While the future for theaters is not looking especially great, directors like Christopher Nolan and Denis Villeneuve are fighting to keep the experience alive.

Tenet and Dune are two of the most anticipated upcoming flicks of 2020, and they are advertised to be best enjoyed in a theater experience.

“Movie theaters have gone dark, and will stay that way for a time,” Christopher Nolan said.

“But movies, unlike unsold produce or unearned interest, don’t cease to be of value. Much of this short-term loss is recoverable. When this crisis passes, the need for collective human engagement, the need to live and love and laugh and cry together, will be more powerful than ever.”

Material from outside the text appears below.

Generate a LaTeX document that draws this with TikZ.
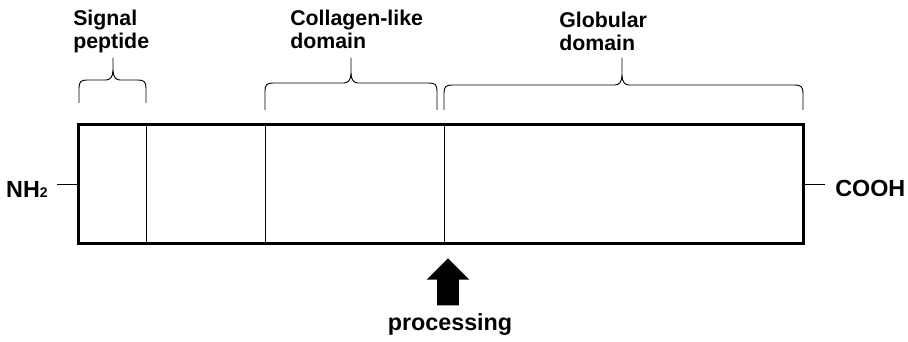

Nolan brings up the point of the joy of people. While it is true that people can easily meet up at a house for a streaming night, there is a lack of authenticity. Movie theaters give that classical and treasured experience.

When everything goes right, there is nothing quite like having the lights go dark as a Hans Zimmer score erupts through the surround-sound speakers.

There is nothing quite like turning to your best bud in awe after experiencing a shocking event unfold on a massive and towering screen. There is nothing like gathering with your friends in the lobby after the credits have rolled, laughing and praising the work of art that was just shown.

Movie theaters have a challenging path ahead, but with innovation and care, nothing is impossible. The truly classical experience can continue to go on, and provide for generations to come. As Mr. Nolan says:

“Maybe, like me, you thought you were going to the movies for surround sound, or Goobers, or soda and popcorn, or movie stars. But we weren’t. We were there for each other.”